O trabalho colonizou todos os aspetos de nossas vidas e torna-se muito difícil gerir qualquer outra coisa.
Muitas pessoas começam a deixar as cidades, à procura de modos de vida alternativos. Alguns chamam-lhes “nómadas digitais”. Estes são os trabalhadores do futuro?
Penso que é melhor pensar neles como os trabalhadores do presente.
As pessoas estão a tomar consciência que a vida urbana, para muitos de nós, nos últimos cinquenta anos se tem baseado em torno do trabalho, as deslocações para o escritório. Para muitos de nós, as nossas comunidades são os colegas de trabalho, passamos mais tempo com eles do que com as nossas famílias, nem conhecemos os nossos vizinhos na cidade!

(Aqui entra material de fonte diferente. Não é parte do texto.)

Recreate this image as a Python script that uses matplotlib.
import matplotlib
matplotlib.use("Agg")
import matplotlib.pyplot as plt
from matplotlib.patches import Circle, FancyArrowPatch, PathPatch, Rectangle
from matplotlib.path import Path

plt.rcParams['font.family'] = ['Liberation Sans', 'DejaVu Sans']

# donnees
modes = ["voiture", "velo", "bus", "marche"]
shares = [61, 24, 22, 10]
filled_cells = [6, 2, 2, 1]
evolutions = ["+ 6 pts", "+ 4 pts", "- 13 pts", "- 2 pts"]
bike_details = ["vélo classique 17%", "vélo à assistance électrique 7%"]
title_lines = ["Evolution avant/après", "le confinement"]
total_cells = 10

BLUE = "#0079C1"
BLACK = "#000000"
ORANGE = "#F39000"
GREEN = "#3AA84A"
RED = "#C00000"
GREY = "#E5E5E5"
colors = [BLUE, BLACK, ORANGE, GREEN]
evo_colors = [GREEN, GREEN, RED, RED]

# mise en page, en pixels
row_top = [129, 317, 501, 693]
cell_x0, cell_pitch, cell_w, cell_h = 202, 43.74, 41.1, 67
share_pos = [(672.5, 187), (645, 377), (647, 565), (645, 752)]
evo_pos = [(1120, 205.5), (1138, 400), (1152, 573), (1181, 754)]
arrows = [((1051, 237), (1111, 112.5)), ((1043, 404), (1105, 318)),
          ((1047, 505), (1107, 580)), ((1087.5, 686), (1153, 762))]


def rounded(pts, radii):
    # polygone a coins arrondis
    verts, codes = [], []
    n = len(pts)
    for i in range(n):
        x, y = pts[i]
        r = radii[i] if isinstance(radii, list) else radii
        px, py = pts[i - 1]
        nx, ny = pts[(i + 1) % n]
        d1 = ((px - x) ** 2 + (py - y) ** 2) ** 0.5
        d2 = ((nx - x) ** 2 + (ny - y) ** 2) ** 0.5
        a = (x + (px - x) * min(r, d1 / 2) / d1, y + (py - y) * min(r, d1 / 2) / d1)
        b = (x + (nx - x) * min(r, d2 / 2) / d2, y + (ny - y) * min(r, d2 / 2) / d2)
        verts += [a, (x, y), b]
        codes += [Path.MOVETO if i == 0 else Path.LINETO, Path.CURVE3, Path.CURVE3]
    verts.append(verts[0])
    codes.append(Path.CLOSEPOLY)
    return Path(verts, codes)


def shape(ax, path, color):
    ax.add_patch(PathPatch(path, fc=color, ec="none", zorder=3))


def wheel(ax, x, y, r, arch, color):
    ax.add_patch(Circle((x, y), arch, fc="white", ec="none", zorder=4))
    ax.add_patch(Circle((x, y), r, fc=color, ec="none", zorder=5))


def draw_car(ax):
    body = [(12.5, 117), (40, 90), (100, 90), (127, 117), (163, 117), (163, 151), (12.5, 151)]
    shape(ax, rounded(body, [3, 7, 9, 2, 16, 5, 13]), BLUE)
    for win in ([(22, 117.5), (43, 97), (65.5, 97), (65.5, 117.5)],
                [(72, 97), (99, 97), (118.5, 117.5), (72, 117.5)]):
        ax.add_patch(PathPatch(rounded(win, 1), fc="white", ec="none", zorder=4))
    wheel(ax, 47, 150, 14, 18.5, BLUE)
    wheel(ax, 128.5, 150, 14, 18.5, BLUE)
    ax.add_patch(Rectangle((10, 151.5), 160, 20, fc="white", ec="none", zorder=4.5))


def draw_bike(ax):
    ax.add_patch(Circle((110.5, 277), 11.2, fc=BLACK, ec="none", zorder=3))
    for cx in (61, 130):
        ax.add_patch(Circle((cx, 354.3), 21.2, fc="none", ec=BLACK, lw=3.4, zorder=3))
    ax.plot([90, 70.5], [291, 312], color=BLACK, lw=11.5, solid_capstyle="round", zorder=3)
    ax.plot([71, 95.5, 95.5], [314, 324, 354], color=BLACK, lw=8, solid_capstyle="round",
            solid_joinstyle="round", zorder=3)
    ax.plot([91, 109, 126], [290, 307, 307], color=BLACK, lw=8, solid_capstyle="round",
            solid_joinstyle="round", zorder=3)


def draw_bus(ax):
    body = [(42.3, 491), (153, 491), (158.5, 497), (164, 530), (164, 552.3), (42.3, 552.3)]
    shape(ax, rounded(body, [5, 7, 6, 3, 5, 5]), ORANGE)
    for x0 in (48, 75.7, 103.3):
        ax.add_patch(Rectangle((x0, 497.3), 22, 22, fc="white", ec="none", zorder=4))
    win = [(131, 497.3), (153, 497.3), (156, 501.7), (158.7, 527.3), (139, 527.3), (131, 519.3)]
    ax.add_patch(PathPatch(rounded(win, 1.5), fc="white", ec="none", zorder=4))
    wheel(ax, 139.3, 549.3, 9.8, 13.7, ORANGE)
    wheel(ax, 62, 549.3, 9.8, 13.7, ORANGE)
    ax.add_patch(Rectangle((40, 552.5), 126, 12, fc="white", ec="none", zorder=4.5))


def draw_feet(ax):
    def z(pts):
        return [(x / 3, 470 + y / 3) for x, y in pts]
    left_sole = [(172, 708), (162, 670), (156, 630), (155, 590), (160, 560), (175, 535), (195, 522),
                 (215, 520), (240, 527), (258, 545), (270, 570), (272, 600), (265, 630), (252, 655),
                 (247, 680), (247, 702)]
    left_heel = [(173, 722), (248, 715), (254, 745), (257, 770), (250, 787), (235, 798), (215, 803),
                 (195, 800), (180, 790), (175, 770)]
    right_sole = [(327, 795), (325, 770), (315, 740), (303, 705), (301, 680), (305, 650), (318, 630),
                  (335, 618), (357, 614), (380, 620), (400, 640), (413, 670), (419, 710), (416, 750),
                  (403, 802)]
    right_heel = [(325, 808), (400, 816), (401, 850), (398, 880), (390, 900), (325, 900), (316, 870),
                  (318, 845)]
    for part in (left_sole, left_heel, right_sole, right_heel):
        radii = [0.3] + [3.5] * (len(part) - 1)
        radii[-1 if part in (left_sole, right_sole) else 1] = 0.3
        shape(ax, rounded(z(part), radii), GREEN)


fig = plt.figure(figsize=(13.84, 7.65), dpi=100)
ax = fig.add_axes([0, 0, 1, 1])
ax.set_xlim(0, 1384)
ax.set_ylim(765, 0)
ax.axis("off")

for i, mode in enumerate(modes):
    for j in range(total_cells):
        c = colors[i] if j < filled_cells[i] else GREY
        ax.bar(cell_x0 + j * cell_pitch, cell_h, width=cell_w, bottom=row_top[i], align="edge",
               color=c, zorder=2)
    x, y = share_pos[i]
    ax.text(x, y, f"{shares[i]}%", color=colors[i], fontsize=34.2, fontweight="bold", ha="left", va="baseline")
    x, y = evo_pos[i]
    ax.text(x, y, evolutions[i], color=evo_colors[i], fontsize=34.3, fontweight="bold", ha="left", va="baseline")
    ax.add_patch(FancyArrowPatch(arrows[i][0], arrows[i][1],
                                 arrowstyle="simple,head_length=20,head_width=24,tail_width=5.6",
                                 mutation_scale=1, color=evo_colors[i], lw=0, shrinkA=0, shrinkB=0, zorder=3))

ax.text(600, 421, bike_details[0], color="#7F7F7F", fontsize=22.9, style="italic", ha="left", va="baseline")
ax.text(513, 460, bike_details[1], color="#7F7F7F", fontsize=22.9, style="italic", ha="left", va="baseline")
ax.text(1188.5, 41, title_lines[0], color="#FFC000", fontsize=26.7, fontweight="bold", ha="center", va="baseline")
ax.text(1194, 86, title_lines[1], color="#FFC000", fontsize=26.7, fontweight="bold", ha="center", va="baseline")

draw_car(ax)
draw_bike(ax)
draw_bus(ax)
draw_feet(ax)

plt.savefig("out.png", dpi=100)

As pessoas começaram a perceber, e a covid ajudou nisto, que há um certo valor no envolvimento com as comunidades locais. Por mais de uma década, tivemos a tecnologia disponível para possibilitar que trabalhássemos remotamente, para ser um nómada digital, mas não a usámos. É como ter um carro de luxo e estar preso no trânsito de Lisboa, e não poder passar dos 20 quilómetros por hora.
Começamos agora a perceber o potencial que esta tecnologia nos oferece, a possibilidade de recalibrar as nossas vidas em torno da comunidade, ao não limitar a comunidade ao local de trabalho. Isso só trará vantagens às localidades, vai quebrar a hegemonia e o controle dos grandes centros urbanos e, esperamos, que possa capacitar, inspirar e reanimar as áreas rurais. Ao longo dos últimos 50 anos, temos assistido a um forte êxodo, das áreas rurais para as cidades, agora talvez se inverta esta tendência. Confesso que sou uma dessas pessoas, que mudou para o campo para fugir da vida da cidade.

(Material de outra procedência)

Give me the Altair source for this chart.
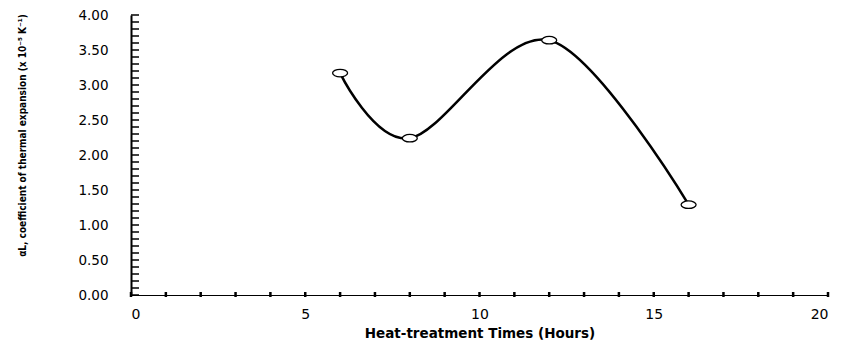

Li uma descrição que fez da sociedade, como trabalhadores workaholics. Não é demasiado generalista?
Não são todos, muitos de nós nem somos nada workaholics, porque os nossos empregos são demasiado aborrecidos. Fazemos o nosso trabalho e vamos para casa, onde passamos o tempo com o trabalho sem impacto, mas que nos dá satisfação: cozinhar. olhar pelas crianças ou até um hobby. As pessoas fazem muito trabalho depois de deixarem o emprego.
No entanto, há uma percentagem para quem o trabalho é absolutamente tudo. É um efeito potencialmente disruptivo nas nossas vidas, porque o trabalho colonizou todos os aspetos de nossas vidas e torna-se muito difícil gerir qualquer outra coisa.
Curiosamente, tendem a ser as pessoas nos sectores de negócios mais ricos que trabalham mais horas, 60 a 70 horas, em parte porque é assim que organizam as vidas e não conseguem imaginar viver de outra forma, vivemos numa sociedade que dificulta a ascensão. Mas, em última instância, não é saudável.
Falámos da diferença entre o capital e o valor do trabalho, as pessoas terem de trabalhar cada vez mais para alcançarem qualquer tipo de sonho, por vezes significa que trabalham muitas horas e acabam por sofrer, como resultado.